Task to carry out:
Check each line for the word "this" and give how many have it. Say nothing else.

-- START Provided information --

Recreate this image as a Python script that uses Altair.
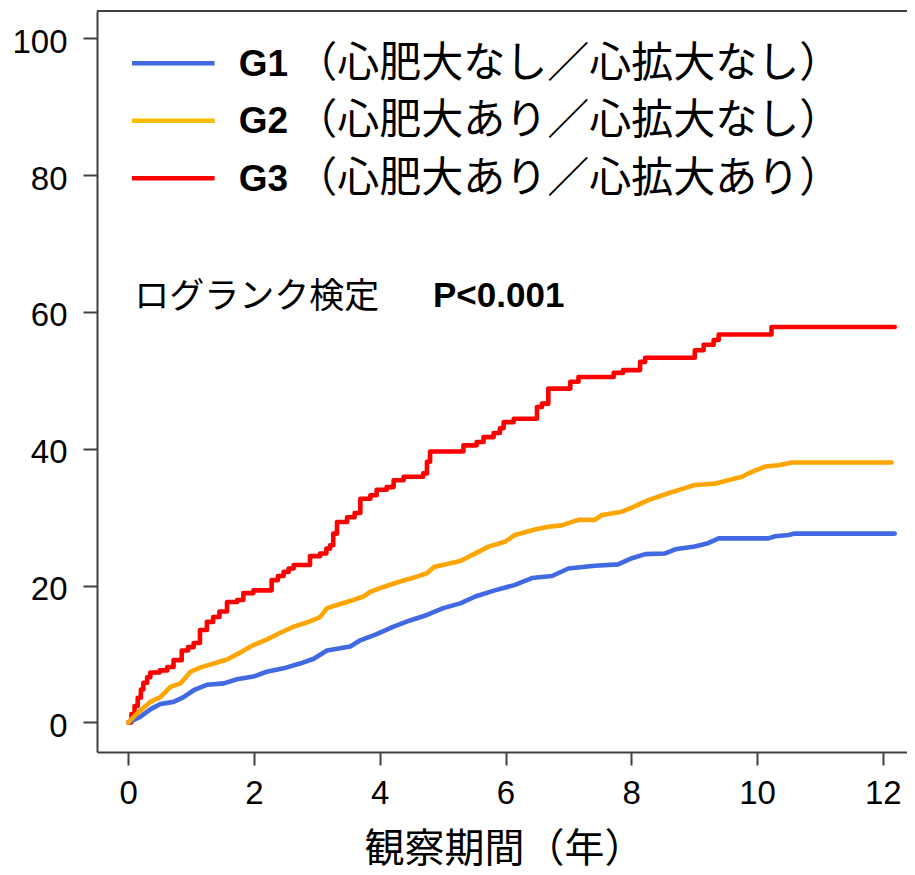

-- END Provided information --
-- START Provided information --

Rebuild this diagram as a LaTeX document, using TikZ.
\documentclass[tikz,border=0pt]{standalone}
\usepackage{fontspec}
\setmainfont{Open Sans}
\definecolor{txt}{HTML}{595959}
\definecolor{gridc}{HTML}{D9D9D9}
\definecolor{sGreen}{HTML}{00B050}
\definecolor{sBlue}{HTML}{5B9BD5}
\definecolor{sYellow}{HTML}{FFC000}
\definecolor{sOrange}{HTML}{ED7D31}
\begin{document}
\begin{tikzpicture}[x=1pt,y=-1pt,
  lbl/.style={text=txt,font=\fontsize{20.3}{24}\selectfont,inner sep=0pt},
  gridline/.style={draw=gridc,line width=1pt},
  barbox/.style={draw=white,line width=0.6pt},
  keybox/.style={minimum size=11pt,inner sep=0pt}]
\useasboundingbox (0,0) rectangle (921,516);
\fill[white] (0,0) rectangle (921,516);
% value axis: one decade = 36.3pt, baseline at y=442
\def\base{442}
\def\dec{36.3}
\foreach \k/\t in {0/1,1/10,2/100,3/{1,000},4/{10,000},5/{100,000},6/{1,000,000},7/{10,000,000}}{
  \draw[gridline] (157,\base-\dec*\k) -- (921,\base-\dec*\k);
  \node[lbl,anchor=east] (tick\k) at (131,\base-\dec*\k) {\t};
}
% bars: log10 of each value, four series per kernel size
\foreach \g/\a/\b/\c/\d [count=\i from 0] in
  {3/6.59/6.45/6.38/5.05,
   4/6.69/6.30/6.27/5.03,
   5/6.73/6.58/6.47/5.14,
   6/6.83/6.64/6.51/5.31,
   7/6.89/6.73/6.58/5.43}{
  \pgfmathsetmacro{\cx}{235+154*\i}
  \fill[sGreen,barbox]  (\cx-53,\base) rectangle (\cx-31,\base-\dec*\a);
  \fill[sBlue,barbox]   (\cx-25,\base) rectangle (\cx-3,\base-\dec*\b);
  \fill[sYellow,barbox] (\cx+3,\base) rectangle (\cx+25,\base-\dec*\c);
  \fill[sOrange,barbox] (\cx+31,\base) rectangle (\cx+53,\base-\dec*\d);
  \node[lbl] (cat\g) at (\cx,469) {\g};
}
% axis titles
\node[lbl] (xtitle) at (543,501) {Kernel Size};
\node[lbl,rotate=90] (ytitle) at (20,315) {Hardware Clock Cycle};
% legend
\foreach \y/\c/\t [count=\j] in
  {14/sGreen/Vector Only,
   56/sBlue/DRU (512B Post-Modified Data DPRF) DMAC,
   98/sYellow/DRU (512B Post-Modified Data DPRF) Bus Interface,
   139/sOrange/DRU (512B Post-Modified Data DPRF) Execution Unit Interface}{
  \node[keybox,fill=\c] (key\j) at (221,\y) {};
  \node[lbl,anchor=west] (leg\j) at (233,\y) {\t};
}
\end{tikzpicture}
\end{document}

-- END Provided information --
-- START Provided information --

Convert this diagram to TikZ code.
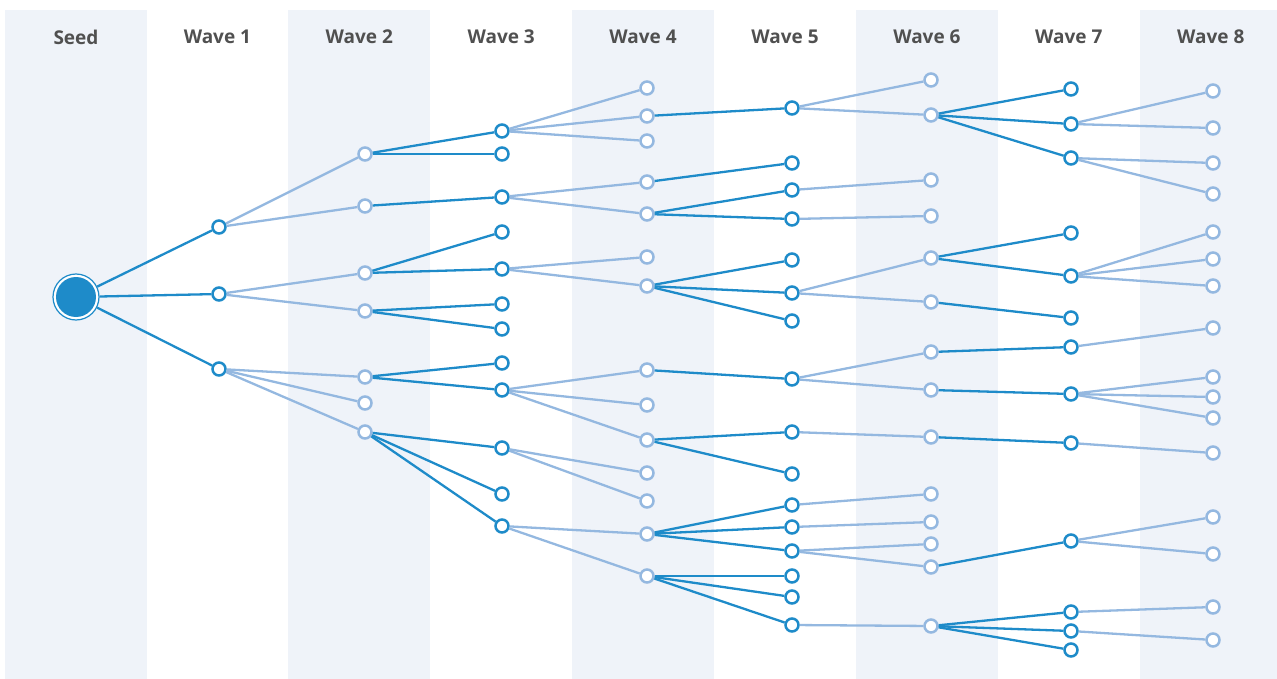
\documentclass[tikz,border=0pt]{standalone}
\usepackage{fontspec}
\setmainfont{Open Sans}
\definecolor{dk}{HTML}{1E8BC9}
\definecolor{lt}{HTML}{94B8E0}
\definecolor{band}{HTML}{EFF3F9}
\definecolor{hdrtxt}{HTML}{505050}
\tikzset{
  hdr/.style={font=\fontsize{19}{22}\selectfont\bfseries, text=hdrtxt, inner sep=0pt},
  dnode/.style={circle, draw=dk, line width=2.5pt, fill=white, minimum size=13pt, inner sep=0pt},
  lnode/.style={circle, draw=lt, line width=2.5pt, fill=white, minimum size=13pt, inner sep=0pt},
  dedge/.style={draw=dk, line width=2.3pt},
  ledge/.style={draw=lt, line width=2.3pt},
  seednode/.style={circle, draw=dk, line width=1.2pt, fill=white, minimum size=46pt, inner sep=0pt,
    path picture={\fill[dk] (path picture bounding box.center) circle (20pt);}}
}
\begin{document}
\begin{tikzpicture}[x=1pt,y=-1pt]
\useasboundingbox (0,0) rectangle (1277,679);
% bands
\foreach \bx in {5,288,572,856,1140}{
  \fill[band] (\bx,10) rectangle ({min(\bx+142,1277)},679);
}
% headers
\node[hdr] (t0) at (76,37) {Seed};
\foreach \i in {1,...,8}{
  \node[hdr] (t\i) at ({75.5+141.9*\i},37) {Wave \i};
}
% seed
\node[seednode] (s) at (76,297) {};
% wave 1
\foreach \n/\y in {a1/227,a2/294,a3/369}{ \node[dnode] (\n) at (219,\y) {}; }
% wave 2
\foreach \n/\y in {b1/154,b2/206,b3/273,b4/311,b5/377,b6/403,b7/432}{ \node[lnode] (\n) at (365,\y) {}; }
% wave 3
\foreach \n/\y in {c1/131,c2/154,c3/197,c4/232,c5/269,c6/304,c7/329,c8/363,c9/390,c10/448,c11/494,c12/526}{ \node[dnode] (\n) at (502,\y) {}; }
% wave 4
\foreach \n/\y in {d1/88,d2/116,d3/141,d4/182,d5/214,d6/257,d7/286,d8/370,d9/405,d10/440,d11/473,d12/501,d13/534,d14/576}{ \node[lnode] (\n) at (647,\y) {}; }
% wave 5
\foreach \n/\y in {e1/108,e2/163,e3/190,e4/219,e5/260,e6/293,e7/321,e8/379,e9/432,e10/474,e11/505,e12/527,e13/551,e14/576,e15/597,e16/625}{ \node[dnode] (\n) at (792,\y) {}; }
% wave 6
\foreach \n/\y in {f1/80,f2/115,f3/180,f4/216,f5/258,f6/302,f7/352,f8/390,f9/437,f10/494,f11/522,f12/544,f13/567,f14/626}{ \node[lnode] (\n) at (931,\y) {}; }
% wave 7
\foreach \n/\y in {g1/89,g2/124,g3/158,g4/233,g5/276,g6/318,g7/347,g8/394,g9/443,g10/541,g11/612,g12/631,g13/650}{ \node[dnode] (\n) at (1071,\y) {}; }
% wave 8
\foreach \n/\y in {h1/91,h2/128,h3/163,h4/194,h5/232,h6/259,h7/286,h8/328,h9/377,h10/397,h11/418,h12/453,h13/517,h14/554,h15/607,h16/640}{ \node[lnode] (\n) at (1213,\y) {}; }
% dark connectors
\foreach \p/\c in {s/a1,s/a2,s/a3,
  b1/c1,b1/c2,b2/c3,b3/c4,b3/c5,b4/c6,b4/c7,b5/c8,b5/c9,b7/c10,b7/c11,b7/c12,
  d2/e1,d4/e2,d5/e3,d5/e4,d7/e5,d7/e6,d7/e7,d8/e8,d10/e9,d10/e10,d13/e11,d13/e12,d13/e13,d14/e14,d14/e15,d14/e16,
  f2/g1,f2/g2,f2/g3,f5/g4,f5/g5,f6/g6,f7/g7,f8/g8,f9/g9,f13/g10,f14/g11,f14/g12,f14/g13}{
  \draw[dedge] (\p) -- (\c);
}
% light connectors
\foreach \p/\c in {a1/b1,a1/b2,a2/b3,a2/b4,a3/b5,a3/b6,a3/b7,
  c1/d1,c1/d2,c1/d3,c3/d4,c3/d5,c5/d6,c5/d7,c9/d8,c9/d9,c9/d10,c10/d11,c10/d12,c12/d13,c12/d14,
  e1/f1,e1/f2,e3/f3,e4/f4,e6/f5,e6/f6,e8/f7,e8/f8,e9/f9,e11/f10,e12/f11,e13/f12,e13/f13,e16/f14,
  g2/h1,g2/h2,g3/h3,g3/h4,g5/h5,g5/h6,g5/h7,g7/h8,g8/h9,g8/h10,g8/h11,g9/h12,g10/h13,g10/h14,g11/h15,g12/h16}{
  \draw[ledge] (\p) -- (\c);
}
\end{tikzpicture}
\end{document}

-- END Provided information --

The reply:
3